-- Begin GIVEN DATA --

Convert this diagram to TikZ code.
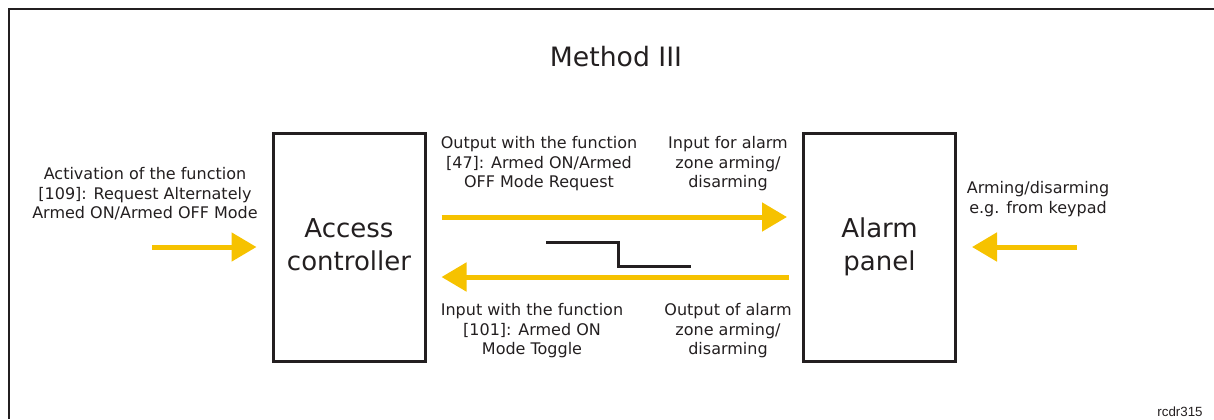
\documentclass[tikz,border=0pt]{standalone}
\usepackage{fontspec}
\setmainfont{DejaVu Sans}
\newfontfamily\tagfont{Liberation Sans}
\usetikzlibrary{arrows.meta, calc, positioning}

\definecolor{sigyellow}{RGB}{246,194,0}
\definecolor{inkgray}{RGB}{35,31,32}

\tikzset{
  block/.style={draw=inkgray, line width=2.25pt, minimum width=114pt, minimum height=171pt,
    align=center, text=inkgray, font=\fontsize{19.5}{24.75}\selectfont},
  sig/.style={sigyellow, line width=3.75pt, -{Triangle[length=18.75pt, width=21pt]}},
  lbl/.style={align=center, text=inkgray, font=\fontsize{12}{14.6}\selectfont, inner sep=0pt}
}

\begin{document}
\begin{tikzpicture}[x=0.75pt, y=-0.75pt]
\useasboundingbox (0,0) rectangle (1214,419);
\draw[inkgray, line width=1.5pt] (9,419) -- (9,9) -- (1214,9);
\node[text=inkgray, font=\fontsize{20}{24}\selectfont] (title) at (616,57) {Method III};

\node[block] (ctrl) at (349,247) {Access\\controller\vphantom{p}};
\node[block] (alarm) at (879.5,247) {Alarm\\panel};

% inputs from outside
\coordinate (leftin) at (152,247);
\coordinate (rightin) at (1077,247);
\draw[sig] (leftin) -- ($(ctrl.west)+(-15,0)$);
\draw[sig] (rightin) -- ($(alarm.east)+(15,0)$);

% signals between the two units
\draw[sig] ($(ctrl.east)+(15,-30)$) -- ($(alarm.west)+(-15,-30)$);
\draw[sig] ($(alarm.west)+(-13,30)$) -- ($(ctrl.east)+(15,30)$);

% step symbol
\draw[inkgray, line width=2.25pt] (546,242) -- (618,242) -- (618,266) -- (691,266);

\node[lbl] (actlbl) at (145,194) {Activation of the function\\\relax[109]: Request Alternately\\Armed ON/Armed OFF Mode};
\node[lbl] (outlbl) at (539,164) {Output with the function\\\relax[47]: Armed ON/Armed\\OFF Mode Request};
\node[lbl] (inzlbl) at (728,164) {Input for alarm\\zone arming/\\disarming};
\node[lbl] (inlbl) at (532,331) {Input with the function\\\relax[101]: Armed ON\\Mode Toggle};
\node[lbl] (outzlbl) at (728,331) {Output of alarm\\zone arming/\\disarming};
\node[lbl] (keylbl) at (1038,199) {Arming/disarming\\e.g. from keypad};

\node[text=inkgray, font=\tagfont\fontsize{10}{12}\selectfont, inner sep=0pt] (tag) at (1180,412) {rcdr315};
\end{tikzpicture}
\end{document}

-- End GIVEN DATA --

◆ EXERCISE REQUIREMENTS
Only the lines from the start of the material through the line containing "(618,266) -- (691,266);" should be transcribed. Pictures stay out.

◆ EXERCISE ANSWER
Convert this diagram to TikZ code.
\documentclass[tikz,border=0pt]{standalone}
\usepackage{fontspec}
\setmainfont{DejaVu Sans}
\newfontfamily\tagfont{Liberation Sans}
\usetikzlibrary{arrows.meta, calc, positioning}

\definecolor{sigyellow}{RGB}{246,194,0}
\definecolor{inkgray}{RGB}{35,31,32}

\tikzset{
  block/.style={draw=inkgray, line width=2.25pt, minimum width=114pt, minimum height=171pt,
    align=center, text=inkgray, font=\fontsize{19.5}{24.75}\selectfont},
  sig/.style={sigyellow, line width=3.75pt, -{Triangle[length=18.75pt, width=21pt]}},
  lbl/.style={align=center, text=inkgray, font=\fontsize{12}{14.6}\selectfont, inner sep=0pt}
}

\begin{document}
\begin{tikzpicture}[x=0.75pt, y=-0.75pt]
\useasboundingbox (0,0) rectangle (1214,419);
\draw[inkgray, line width=1.5pt] (9,419) -- (9,9) -- (1214,9);
\node[text=inkgray, font=\fontsize{20}{24}\selectfont] (title) at (616,57) {Method III};

\node[block] (ctrl) at (349,247) {Access\\controller\vphantom{p}};
\node[block] (alarm) at (879.5,247) {Alarm\\panel};

% inputs from outside
\coordinate (leftin) at (152,247);
\coordinate (rightin) at (1077,247);
\draw[sig] (leftin) -- ($(ctrl.west)+(-15,0)$);
\draw[sig] (rightin) -- ($(alarm.east)+(15,0)$);

% signals between the two units
\draw[sig] ($(ctrl.east)+(15,-30)$) -- ($(alarm.west)+(-15,-30)$);
\draw[sig] ($(alarm.west)+(-13,30)$) -- ($(ctrl.east)+(15,30)$);

% step symbol
\draw[inkgray, line width=2.25pt] (546,242) -- (618,242) -- (618,266) -- (691,266);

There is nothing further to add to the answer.